#100DaysOfCode in Python Transcripts
Chapter: Days 46-48: Web Scraping with BeautifulSoup4
Lecture: Concepts: what did we learn
Login or
purchase this course
to watch this video and the rest of the course contents.
0:00
And that my friends, is the basic overview of web scraping with Beautiful Soup 4. There is so much to it as I said,
0:08
but this should get you up and running, and I hope it was enough to really get you excited about web scraping and get you creating some cool stuff.
0:17
So just a quick re-cap of everything we did. Well we scraped a website, and the first thing we did, was we imported Beautiful Soup 4,
0:27
simple, simple, simple stuff. Now, we then scraped the site, okay, and then we created an empty header list,
0:39
all right, the first step was to create an empty list so that when we got all the headers, we could pop them there.
0:47
All right, now this is the important part. We're creating the soup object, the Beautiful Soup 4 object and we do that by running that bs4.BeautifulSoup
0:57
and we tell it to get the text of the site, site.text and pass it using the HTML passer. All right, and then, we decided to select,
1:10
okay so we're being very specific here, we were selecting the css .projectheader class, so anything in our document; in our HTML document;
1:23
that had that class was going to appear, and we were very lucky, we did the research, and we found that our H3 headers,
1:31
were the only tags that use that CSS class, okay, that's why it could work.

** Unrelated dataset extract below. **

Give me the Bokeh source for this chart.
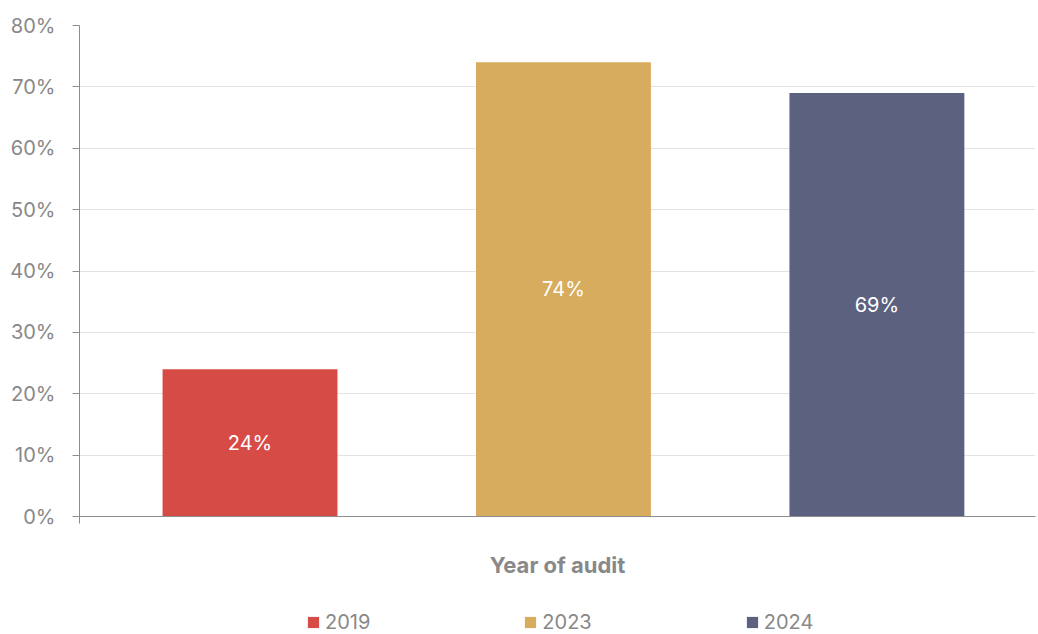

So just be careful again in case you pull a class
1:41
that quite a few HTML objects are using, 'cause then you're going to get a lot of unexpected results. All right, and then after that
1:50
the only thing worth noting here, is as we were creating our list, our header list, we were using get text on all of those headers,
2:00
on all of those items that we selected using the projectheader class, to just get the text, we wanted the get text option there.
2:10
Okay, and that's the scraping a website, pretty simple, next we did some funky command line stuff,
2:18
using the Python Shell, and that was just to demonstrate some very simple, yet effective Beautiful Soup 4 features.
2:27
All right, so the first thing we did was we imported bs4 of course and then we created that soup object again, so skipping through that.
2:36
The first cool thing we did is we were able to search the entire site, that soup object that we created for the very first ul tag,
2:46
remembering that this sort of search, only brings up the first tag, okay and that didn't work for us. Then we wanted to find all of the ul,
2:56
the unordered list tags and while that works, that brought up everything and again, that's not what we wanted, so find_all,
3:05
will search the entire HTML site, for that specific tag. All right, now, this time we decided to drill down into the main tag, so as we've covered,
3:20
you have that nice little nested feature here, where you search soup for the main tag and then we went, within the main tag,
3:28
drilled down to the unordered list, and the first unordered list it pulled, was the list we wanted, but again it had ul tags in there
3:38
which we didn't actually need for our purposes. So then we did something very similar, but in this case we wanted find_all,
3:47
because if we had just specified soup.main.li, we would have only gotten the first list object within main,
3:56
so this time we go soup.main.findall list tags, find all of the li tags within that HTML document, okay, that fall underneath the main tag.
4:11
And then we stored all of that into an object called all_li, and then we just iterated over it using a for loop, pulled all of the items within there,
4:24
the individual li tags, and then we used .string to simply pull, that plain text, the plain text, the headers of our articles and that was it.
4:36
Nice and easy, pretty simple stuff, the more practice you do, the better you'll get. And that was it, so your turn, very cool stuff.
4:45
Go out, I reckon the challenge for you should be to go out to one of your favorite sites, okay, find maybe the news article section
4:55
and try and pull down all of their news articles. Maybe just on one page, maybe across multiple pages, do something like that.
5:03
Even try and pull, rather than just the header, maybe try and pull the very first blurb of the news article. Do that maybe it's a game news website,
5:13
could be anything you want, but just give it a try. This is now your chance to go out there and try and pass a website. If you want a really fun one,
5:22
try going to talkpython.fm and try and pull down maybe all the episodes. Either way, have fun, keep calm and code.